- Exercise instructions -
Repeat all of the material exactly as given.

- Material provided -
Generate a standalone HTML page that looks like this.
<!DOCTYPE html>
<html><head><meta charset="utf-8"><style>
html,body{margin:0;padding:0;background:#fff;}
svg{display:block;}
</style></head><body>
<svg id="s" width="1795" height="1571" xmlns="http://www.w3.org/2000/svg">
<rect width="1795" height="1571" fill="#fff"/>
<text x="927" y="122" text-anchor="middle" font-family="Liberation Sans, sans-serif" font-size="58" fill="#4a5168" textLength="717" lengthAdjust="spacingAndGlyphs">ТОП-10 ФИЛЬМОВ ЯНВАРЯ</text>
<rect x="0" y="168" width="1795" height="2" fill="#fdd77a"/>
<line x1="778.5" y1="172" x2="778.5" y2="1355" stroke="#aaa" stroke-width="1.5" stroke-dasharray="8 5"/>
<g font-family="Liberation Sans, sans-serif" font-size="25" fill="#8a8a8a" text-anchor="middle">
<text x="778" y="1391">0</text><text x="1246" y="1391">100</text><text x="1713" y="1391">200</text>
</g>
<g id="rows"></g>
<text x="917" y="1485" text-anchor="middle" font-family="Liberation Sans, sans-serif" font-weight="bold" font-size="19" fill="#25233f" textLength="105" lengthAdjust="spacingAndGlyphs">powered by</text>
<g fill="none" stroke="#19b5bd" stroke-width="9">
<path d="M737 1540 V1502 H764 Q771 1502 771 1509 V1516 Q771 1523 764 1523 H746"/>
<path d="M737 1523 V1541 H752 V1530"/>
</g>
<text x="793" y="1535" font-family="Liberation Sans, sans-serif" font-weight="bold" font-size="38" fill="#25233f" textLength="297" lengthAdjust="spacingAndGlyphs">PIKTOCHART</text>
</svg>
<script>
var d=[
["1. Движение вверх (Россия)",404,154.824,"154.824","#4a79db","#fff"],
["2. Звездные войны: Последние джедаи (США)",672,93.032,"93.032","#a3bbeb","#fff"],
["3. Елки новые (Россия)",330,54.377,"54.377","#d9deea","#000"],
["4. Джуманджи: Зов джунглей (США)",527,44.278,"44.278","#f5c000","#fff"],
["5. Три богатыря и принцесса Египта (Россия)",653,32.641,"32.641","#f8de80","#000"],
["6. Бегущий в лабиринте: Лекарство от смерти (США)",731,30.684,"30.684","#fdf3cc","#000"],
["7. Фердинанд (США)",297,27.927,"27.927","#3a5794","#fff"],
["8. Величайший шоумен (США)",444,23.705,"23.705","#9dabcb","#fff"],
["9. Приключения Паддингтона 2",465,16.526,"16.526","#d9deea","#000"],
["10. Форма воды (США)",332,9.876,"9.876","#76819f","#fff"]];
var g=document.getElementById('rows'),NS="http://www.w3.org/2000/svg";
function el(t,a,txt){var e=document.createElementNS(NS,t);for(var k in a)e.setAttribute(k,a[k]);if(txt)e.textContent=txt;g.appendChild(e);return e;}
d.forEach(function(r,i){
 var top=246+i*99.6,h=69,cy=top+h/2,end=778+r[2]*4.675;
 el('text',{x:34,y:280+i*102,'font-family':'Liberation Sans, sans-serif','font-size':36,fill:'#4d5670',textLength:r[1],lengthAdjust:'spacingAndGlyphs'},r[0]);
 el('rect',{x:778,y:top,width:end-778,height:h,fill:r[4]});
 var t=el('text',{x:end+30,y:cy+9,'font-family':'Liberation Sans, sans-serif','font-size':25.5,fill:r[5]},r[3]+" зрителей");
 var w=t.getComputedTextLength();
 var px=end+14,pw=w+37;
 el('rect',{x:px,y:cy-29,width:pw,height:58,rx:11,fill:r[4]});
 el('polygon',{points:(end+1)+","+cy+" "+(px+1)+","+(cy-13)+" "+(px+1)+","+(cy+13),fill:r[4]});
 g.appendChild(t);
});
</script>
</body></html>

- Answer -
Generate a standalone HTML page that looks like this.
<!DOCTYPE html>
<html><head><meta charset="utf-8"><style>
html,body{margin:0;padding:0;background:#fff;}
svg{display:block;}
</style></head><body>
<svg id="s" width="1795" height="1571" xmlns="http://www.w3.org/2000/svg">
<rect width="1795" height="1571" fill="#fff"/>
<text x="927" y="122" text-anchor="middle" font-family="Liberation Sans, sans-serif" font-size="58" fill="#4a5168" textLength="717" lengthAdjust="spacingAndGlyphs">ТОП-10 ФИЛЬМОВ ЯНВАРЯ</text>
<rect x="0" y="168" width="1795" height="2" fill="#fdd77a"/>
<line x1="778.5" y1="172" x2="778.5" y2="1355" stroke="#aaa" stroke-width="1.5" stroke-dasharray="8 5"/>
<g font-family="Liberation Sans, sans-serif" font-size="25" fill="#8a8a8a" text-anchor="middle">
<text x="778" y="1391">0</text><text x="1246" y="1391">100</text><text x="1713" y="1391">200</text>
</g>
<g id="rows"></g>
<text x="917" y="1485" text-anchor="middle" font-family="Liberation Sans, sans-serif" font-weight="bold" font-size="19" fill="#25233f" textLength="105" lengthAdjust="spacingAndGlyphs">powered by</text>
<g fill="none" stroke="#19b5bd" stroke-width="9">
<path d="M737 1540 V1502 H764 Q771 1502 771 1509 V1516 Q771 1523 764 1523 H746"/>
<path d="M737 1523 V1541 H752 V1530"/>
</g>
<text x="793" y="1535" font-family="Liberation Sans, sans-serif" font-weight="bold" font-size="38" fill="#25233f" textLength="297" lengthAdjust="spacingAndGlyphs">PIKTOCHART</text>
</svg>
<script>
var d=[
["1. Движение вверх (Россия)",404,154.824,"154.824","#4a79db","#fff"],
["2. Звездные войны: Последние джедаи (США)",672,93.032,"93.032","#a3bbeb","#fff"],
["3. Елки новые (Россия)",330,54.377,"54.377","#d9deea","#000"],
["4. Джуманджи: Зов джунглей (США)",527,44.278,"44.278","#f5c000","#fff"],
["5. Три богатыря и принцесса Египта (Россия)",653,32.641,"32.641","#f8de80","#000"],
["6. Бегущий в лабиринте: Лекарство от смерти (США)",731,30.684,"30.684","#fdf3cc","#000"],
["7. Фердинанд (США)",297,27.927,"27.927","#3a5794","#fff"],
["8. Величайший шоумен (США)",444,23.705,"23.705","#9dabcb","#fff"],
["9. Приключения Паддингтона 2",465,16.526,"16.526","#d9deea","#000"],
["10. Форма воды (США)",332,9.876,"9.876","#76819f","#fff"]];
var g=document.getElementById('rows'),NS="http://www.w3.org/2000/svg";
function el(t,a,txt){var e=document.createElementNS(NS,t);for(var k in a)e.setAttribute(k,a[k]);if(txt)e.textContent=txt;g.appendChild(e);return e;}
d.forEach(function(r,i){
 var top=246+i*99.6,h=69,cy=top+h/2,end=778+r[2]*4.675;
 el('text',{x:34,y:280+i*102,'font-family':'Liberation Sans, sans-serif','font-size':36,fill:'#4d5670',textLength:r[1],lengthAdjust:'spacingAndGlyphs'},r[0]);
 el('rect',{x:778,y:top,width:end-778,height:h,fill:r[4]});
 var t=el('text',{x:end+30,y:cy+9,'font-family':'Liberation Sans, sans-serif','font-size':25.5,fill:r[5]},r[3]+" зрителей");
 var w=t.getComputedTextLength();
 var px=end+14,pw=w+37;
 el('rect',{x:px,y:cy-29,width:pw,height:58,rx:11,fill:r[4]});
 el('polygon',{points:(end+1)+","+cy+" "+(px+1)+","+(cy-13)+" "+(px+1)+","+(cy+13),fill:r[4]});
 g.appendChild(t);
});
</script>
</body></html>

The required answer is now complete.